P(I | GA) = p (slip could declare either B or C innocent)
P(I | GB) = 0 (slip could declare either A or C innocent)
P(I | GC) = q (slip could declare either A or B innocent)
Now we have
P(GA | I) = ⅓ p / P(I)
=⅓ p / [P(I | GA) P(GA) + P(I | GB) P(GB) + P(I | GC) P(GC)]
= ⅓ p / (⅓ p + 0 + ⅓ q)
= p/(p + q)
How do we assess this value, given that p and q are unknown? The Bayesian solution is to treat the probabilities p and q as random variables, and specify probability distributions over their possible values: f(p) and g(q). This distribution should contain all of your prior knowledge about the plausible queries that might have produced I.

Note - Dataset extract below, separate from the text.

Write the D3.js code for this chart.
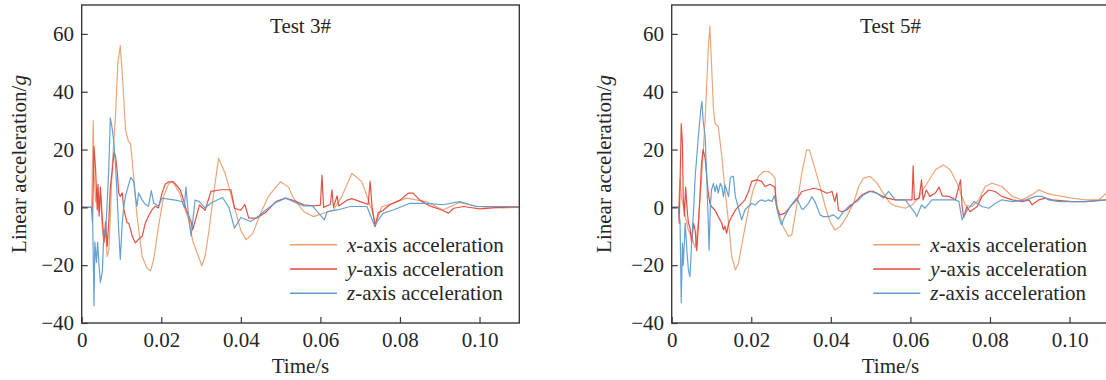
<!DOCTYPE html>
<html>
<head>
<meta charset="utf-8">
<script src="https://cdn.jsdelivr.net/npm/d3@7"></script>
<style>
  html, body { margin: 0; padding: 0; background: #fff; }
  svg { display: block; }
  text { font-family: "Liberation Serif", "Times New Roman", serif; fill: #262626; }
</style>
</head>
<body>
<svg id="chart" width="1106" height="380"></svg>
<script>
// ---- data: acceleration traces [time (s), acceleration (g)] ----
const test3X = [[0,0],[0.0025,0],[0.0029,30],[0.0031,12],[0.0035,2],[0.0039,7],[0.0043,-1.5],[0.0047,5],[0.0052,-8],[0.0056,-12],[0.006,-8],[0.0064,-17],[0.0068,-15],[0.0072,-3],[0.0077,15],[0.0085,32],[0.0091,50],[0.0097,56],[0.0103,44],[0.011,27],[0.0117,23],[0.0123,22],[0.0131,10],[0.0139,-3],[0.0152,-17],[0.0164,-21],[0.0173,-22],[0.0181,-18],[0.0193,-6.6],[0.0206,3.8],[0.0218,8],[0.0227,9],[0.0235,7.5],[0.0246,5],[0.026,-0.8],[0.0268,-4],[0.028,-12],[0.0302,-20.2],[0.031,-17],[0.032,-8],[0.033,3],[0.0344,17],[0.036,12],[0.038,2],[0.04,-8],[0.0413,-11.2],[0.043,-9],[0.045,-2],[0.047,4],[0.05,8.9],[0.052,7],[0.0533,3],[0.0558,-1.4],[0.0583,-3.2],[0.0633,-0.9],[0.0654,3.8],[0.0679,11.8],[0.0704,8.9],[0.0712,6],[0.0729,-0.9],[0.0738,-6],[0.0754,0.2],[0.0783,1.4],[0.0816,3.2],[0.0866,2],[0.0908,-0.9],[0.095,1.7],[0.0992,0.3],[0.1058,-0.2],[0.11,0]];
const test3Y = [[0,0],[0.0025,0],[0.0027,-5],[0.0031,21],[0.0035,13],[0.0039,-0.8],[0.0041,8],[0.0044,-3],[0.0047,7],[0.0052,-4],[0.0056,-12],[0.006,-5],[0.0064,-13.5],[0.0068,-5],[0.0072,7],[0.0077,13],[0.0081,18.9],[0.0085,17.7],[0.0089,13],[0.0093,5],[0.0097,3.8],[0.0102,5],[0.0106,-0.8],[0.011,-3],[0.0114,-5.4],[0.0118,-5.4],[0.0123,-7.7],[0.0127,-10],[0.0135,-12.3],[0.0143,-11],[0.0152,-10],[0.016,-5.4],[0.0168,-3],[0.0177,-0.8],[0.0185,0.4],[0.0193,-0.2],[0.0202,5],[0.021,8],[0.0218,8.8],[0.0231,8.8],[0.0239,7.5],[0.0248,6],[0.0256,2.5],[0.0263,-1],[0.0275,-5],[0.0279,-7.8],[0.0296,0.8],[0.031,-1],[0.0325,5.5],[0.035,6.1],[0.0375,6.1],[0.0384,-0.3],[0.04,-1],[0.041,1],[0.042,-3.7],[0.044,-3.7],[0.0462,-1.8],[0.0488,2],[0.0512,3.2],[0.0537,2.2],[0.0558,0.9],[0.0583,0.5],[0.06,0.8],[0.0604,11.2],[0.0608,0],[0.0625,1],[0.0629,6.1],[0.0633,0],[0.0642,4],[0.0646,0.5],[0.0667,2.5],[0.0679,3],[0.07,2],[0.072,1],[0.0725,9],[0.073,0],[0.0738,-6.6],[0.0745,-2],[0.0758,-1],[0.0775,1],[0.08,2.5],[0.0821,4.9],[0.0833,4.9],[0.085,2.5],[0.0875,0.5],[0.0905,-0.9],[0.0922,-2],[0.0935,-0.3],[0.096,0.3],[0.1,-0.5],[0.105,0],[0.11,0.2]];
const test3Z = [[0,0],[0.0027,0],[0.0031,-34],[0.0033,-12],[0.0037,-19],[0.004,-12],[0.0043,-19],[0.0047,-26],[0.0052,-22],[0.0056,-7.7],[0.006,-10],[0.0064,1.5],[0.0068,13],[0.0072,31],[0.0077,27],[0.0081,22],[0.0085,15],[0.0089,4],[0.0093,-7.7],[0.0097,-18],[0.0102,-5],[0.0106,0.4],[0.011,3.8],[0.0123,10.4],[0.0131,9],[0.0135,3.8],[0.0139,0.4],[0.0143,5],[0.0152,2.5],[0.016,1],[0.0168,0.4],[0.0175,5.8],[0.0181,1.5],[0.0193,0.4],[0.0202,3.2],[0.021,3],[0.0227,2.7],[0.0243,2.3],[0.0252,2],[0.0258,0],[0.0262,7],[0.0268,-2],[0.0275,-10],[0.0285,2.5],[0.0296,2],[0.031,-0.3],[0.0325,1.5],[0.0354,3.4],[0.037,0],[0.0384,-7.2],[0.04,-3.5],[0.0425,-4.9],[0.0445,-3],[0.0462,-1],[0.0488,1.7],[0.0512,3.2],[0.0533,2],[0.0558,0.5],[0.058,0.5],[0.061,-4.3],[0.0617,-1.5],[0.0642,-0.9],[0.0675,0.3],[0.0717,0.3],[0.0737,-6.6],[0.0742,-4.9],[0.0758,-2],[0.0783,-0.9],[0.0825,1.4],[0.0866,1.4],[0.0908,0.9],[0.095,2],[0.0992,0.3],[0.105,0.3],[0.11,0.3]];

const test5X = [[0,0],[0.0017,0],[0.0021,10],[0.0025,3],[0.003,0],[0.0034,-3],[0.0042,-8],[0.005,-10],[0.0059,-14],[0.0067,-5],[0.0075,10],[0.0084,30],[0.0092,55],[0.0096,62.6],[0.01,50],[0.0105,34],[0.0109,29],[0.0117,28],[0.0126,17.5],[0.0134,6],[0.0143,-5.5],[0.0151,-17],[0.016,-21.6],[0.0168,-19.3],[0.018,-10],[0.0193,-0.9],[0.0205,6.1],[0.0218,10.7],[0.0231,12.4],[0.0243,12.4],[0.0252,11.5],[0.026,10],[0.0262,2.6],[0.0268,-1.5],[0.028,-6.6],[0.0293,-10],[0.0302,-9.5],[0.0314,0.3],[0.0327,11.8],[0.0339,19.9],[0.0346,19.9],[0.0356,15.3],[0.0373,7.2],[0.0386,0.3],[0.0398,-4.9],[0.041,-7.8],[0.0424,-6.6],[0.044,-3.2],[0.0457,1.4],[0.047,7.2],[0.0482,10.1],[0.0499,10.7],[0.0516,8.4],[0.0532,4.9],[0.0549,1.4],[0.0562,0.5],[0.0587,-0.3],[0.0604,0.8],[0.062,3.2],[0.0637,7.2],[0.0663,13],[0.0683,14.7],[0.07,13],[0.0717,8.4],[0.0726,5],[0.0738,0.8],[0.0755,0.3],[0.0772,2.6],[0.0788,7.2],[0.0805,8.4],[0.083,7.2],[0.0856,3.8],[0.0881,2.6],[0.0906,4.4],[0.0923,6.1],[0.094,5],[0.0956,4.4],[0.0981,3.8],[0.1006,3.2],[0.104,2.6],[0.1074,2.6],[0.1093,5],[0.11,5]];
const test5Y = [[0,0],[0.0017,0],[0.0019,-5.5],[0.0024,29],[0.0027,22],[0.0029,3.7],[0.0032,-3],[0.0035,7],[0.0039,-1],[0.0042,-5.5],[0.0046,-7],[0.005,-12.4],[0.0055,-5.5],[0.0059,-8],[0.0063,-15],[0.0067,-6.5],[0.0071,3.7],[0.0075,15.3],[0.0079,20],[0.0084,17],[0.0088,10.7],[0.0092,5],[0.0096,1.4],[0.01,0.3],[0.0109,-1],[0.0117,-3.2],[0.0126,-5.5],[0.013,-7.8],[0.0134,-6.5],[0.0138,-9],[0.0143,-5.5],[0.0151,-3.2],[0.016,-0.9],[0.0168,0.3],[0.0176,1.4],[0.0184,2.6],[0.0193,5.4],[0.0201,9],[0.0214,9.5],[0.0226,9],[0.0235,7.2],[0.0247,8],[0.0259,7],[0.0264,0],[0.0272,-2.6],[0.0285,-2],[0.0298,0.3],[0.0314,2.6],[0.0327,5.5],[0.0344,6.1],[0.0356,6.6],[0.0373,6.1],[0.039,4.9],[0.0403,5.5],[0.041,2],[0.0415,4.9],[0.0419,-1],[0.0427,-1.5],[0.044,-0.9],[0.0453,0.8],[0.0466,2.6],[0.0478,4.3],[0.0495,5.5],[0.0507,5.5],[0.0524,4.3],[0.0541,3.2],[0.0562,2.6],[0.0587,2.6],[0.0604,2.6],[0.0607,14.4],[0.061,2.6],[0.0622,3.2],[0.0628,9.5],[0.0632,2.6],[0.064,6],[0.0649,3.8],[0.0663,5],[0.0672,7],[0.068,4],[0.0697,3.8],[0.0713,2.6],[0.0726,9.5],[0.073,0.3],[0.0734,-3.5],[0.0742,0.3],[0.075,-1.5],[0.0768,0.3],[0.078,3.8],[0.0797,6],[0.0813,5.5],[0.083,3.8],[0.0856,2.6],[0.0881,2],[0.0898,2.6],[0.0906,0.9],[0.0923,2.6],[0.094,3.2],[0.0956,2.6],[0.1006,2],[0.104,2],[0.1093,2.6],[0.11,2.6]];
const test5Z = [[0,0],[0.0017,0],[0.0021,-5],[0.0024,-33],[0.0027,-12.4],[0.0029,-20],[0.0034,-5.5],[0.0038,-14.8],[0.0042,-21.6],[0.0046,-24],[0.005,-12.4],[0.0055,-1],[0.0059,10.7],[0.0067,24.5],[0.0073,33.8],[0.0076,36.6],[0.0079,30],[0.0084,24.5],[0.0088,10.7],[0.0092,-5.5],[0.0094,-14.8],[0.0097,0],[0.01,6],[0.0105,8.3],[0.0109,5.4],[0.0113,7.8],[0.0117,4.9],[0.0122,8.3],[0.0126,7.2],[0.013,3.7],[0.0134,7.8],[0.0138,6],[0.0143,3.7],[0.0147,10],[0.0151,10.7],[0.0155,10.7],[0.016,3.7],[0.0168,-0.3],[0.0176,-4.3],[0.0184,-0.9],[0.0193,0.3],[0.0201,1.4],[0.021,0.8],[0.0218,2],[0.0226,2.6],[0.0235,2],[0.0243,2.6],[0.0252,2],[0.0258,4],[0.0268,-2.6],[0.0276,-6],[0.0284,-3.2],[0.0298,0.3],[0.0314,3.2],[0.0327,-0.6],[0.0331,-0.6],[0.0344,1.4],[0.0352,3.7],[0.036,2],[0.0373,-2.6],[0.0381,-3.2],[0.0395,-3.2],[0.0407,-2.6],[0.0419,-4],[0.0432,-1.5],[0.0449,0.8],[0.0466,2],[0.0482,4.3],[0.0499,5.5],[0.0516,4.9],[0.0532,3.2],[0.0545,5.5],[0.0562,2.6],[0.0587,2.6],[0.0612,-2],[0.0616,-3.2],[0.0628,0.8],[0.0637,-0.3],[0.0654,2.6],[0.0688,2.6],[0.0713,2.6],[0.0722,2],[0.073,-4.3],[0.0743,-0.9],[0.076,2],[0.078,0.3],[0.0797,-0.3],[0.0814,1.4],[0.083,2.6],[0.0856,2],[0.089,2.6],[0.0915,3.8],[0.0931,3.8],[0.0948,2.6],[0.0973,2],[0.1006,2],[0.104,2],[0.1093,2.6],[0.11,2.6]];

const panelTitles = ["Test 3#", "Test 5#"];
const seriesNames = ["x", "y", "z"];
const xTicks = [0, 0.02, 0.04, 0.06, 0.08, 0.10];
const yTicks = [-40, -20, 0, 20, 40, 60];
const xDomain = [0, 0.11];
const yDomain = [-40, 70];
const yLabel = "Linear acceleration/";
const xLabel = "Time/s";

// ---- styling ----
const colors = { x: "#e9a171", y: "#e2473b", z: "#5e9bcd" };
const FONT = 21;

// ---- layout ----
const panels = [
  { left: 81.7, legendX: 290, ylabX: 19, title: panelTitles[0], series: { x: test3X, y: test3Y, z: test3Z } },
  { left: 671.7, legendX: 873.3, ylabX: 604, title: panelTitles[1], series: { x: test5X, y: test5Y, z: test5Z } }
];
const plotW = 437.6, plotTop = 5, plotBottom = 323;

const svg = d3.select("#chart");
const fmtX = d => d === 0 ? "0" : d3.format(".2f")(d);
const fmtY = d3.format("d");

panels.forEach((p, i) => {
  const x = d3.scaleLinear().domain(xDomain).range([p.left, p.left + plotW]);
  const y = d3.scaleLinear().domain(yDomain).range([plotBottom, plotTop]);
  const g = svg.append("g");

  const clipId = "clip" + i;
  svg.append("defs").append("clipPath").attr("id", clipId)
    .append("rect").attr("x", p.left).attr("y", plotTop).attr("width", plotW).attr("height", plotBottom - plotTop);

  // traces
  const line = d3.line().x(d => x(d[0])).y(d => y(d[1]));
  const lines = g.append("g").attr("clip-path", `url(#${clipId})`);
  seriesNames.forEach(k => {
    lines.append("path").datum(p.series[k])
      .attr("d", line).attr("fill", "none")
      .attr("stroke", colors[k]).attr("stroke-width", 1.2)
      .attr("stroke-linejoin", "round").attr("stroke-opacity", 0.95);
  });

  // frame
  g.append("rect").attr("x", p.left).attr("y", plotTop).attr("width", plotW).attr("height", plotBottom - plotTop)
    .attr("fill", "none").attr("stroke", "#3a3a3a").attr("stroke-width", 1.4);

  // axes with inward ticks
  const xAxis = d3.axisBottom(x).tickValues(xTicks).tickFormat(fmtX).tickSize(-6).tickPadding(0);
  const gx = g.append("g").attr("transform", `translate(0,${plotBottom})`).call(xAxis);
  gx.select(".domain").remove();
  gx.selectAll(".tick line").attr("stroke", "#3a3a3a").attr("stroke-width", 1.2);
  gx.selectAll(".tick text").attr("font-size", FONT).attr("font-family", "Liberation Serif")
    .attr("fill", "#262626").attr("y", 24).attr("dy", 0);

  const yAxis = d3.axisLeft(y).tickValues(yTicks).tickFormat(fmtY).tickSize(-6).tickPadding(7.7);
  const gy = g.append("g").attr("transform", `translate(${p.left},0)`).call(yAxis);
  gy.select(".domain").remove();
  gy.selectAll(".tick line").attr("stroke", "#3a3a3a").attr("stroke-width", 1.2);
  gy.selectAll(".tick text").attr("font-size", FONT).attr("font-family", "Liberation Serif")
    .attr("fill", "#262626");

  // title
  g.append("text").attr("x", p.left + plotW / 2).attr("y", 33.3)
    .attr("text-anchor", "middle").attr("font-size", FONT).text(p.title);

  // axis labels
  g.append("text").attr("x", p.left + plotW / 2).attr("y", 373)
    .attr("text-anchor", "middle").attr("font-size", FONT).text(xLabel);
  const yl = g.append("text").attr("transform", `translate(${p.ylabX},${(plotTop + plotBottom) / 2}) rotate(-90)`)
    .attr("text-anchor", "middle").attr("dy", "0.35em").attr("font-size", FONT);
  yl.append("tspan").text(yLabel);
  yl.append("tspan").attr("font-style", "italic").text("g");

  // legend
  seriesNames.forEach((k, j) => {
    const ly = 244.7 + j * 24.3;
    g.append("line").attr("x1", p.legendX).attr("x2", p.legendX + 47)
      .attr("y1", ly).attr("y2", ly).attr("stroke", colors[k]).attr("stroke-width", 1.6);
    const t = g.append("text").attr("x", p.legendX + 57).attr("y", ly).attr("dy", "0.33em")
      .attr("font-size", FONT);
    t.append("tspan").attr("font-style", "italic").text(k);
    t.append("tspan").text("-axis acceleration");
  });
});
</script>
</body>
</html>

The final answer is obtained by integrating over all possible values of p and q.
P(GA | I) = E[p/(p + q)]
= ∫ p/(p + q) f(p) g(q) dp dq
Supposing that our distributions over p and q are maximally uncertain, the final distribution we obtain is
P(GA | I) = ∫ p/(p + q) dp dq
Now suppose that we know that the slip could not declare A (yourself) innocent (as we do in the original three prisoners problem). Then we know that q = 1 (since if C is guilty and A couldn’t be on the slip, B is the only possible choice). This gives us
P(GA | I) = ∫ p/(p + 1) f(p) dp
If we are maximally uncertain about the value of p, we obtain
P(GA | I) = ∫ p/(p + 1) dp
= 1 – ln(2)
If, on the other hand, we are sure that the value of p is 50% (i.e., we know that in the case that A is guilty, the guard chooses randomly between B and C), we obtain
P(GA | I) = .5/(.5 + 1) = ⅓
We’ve re-obtained our initial result! Interestingly, we can see that being maximally uncertainty about the guard’s procedure for choosing between B and C gives a different answer than knowing that the guard chooses totally randomly between B and C.
Notice that this is true even though these reflect the same expectation of what choice the guard will make!
I.e., in both cases (total uncertainty about p, and knowledge that p is exactly .5), we should have 50% credence in the guard choosing B. This gives us some insight into the importance of considering different types of uncertainty when doing induction, which is a topic for another post.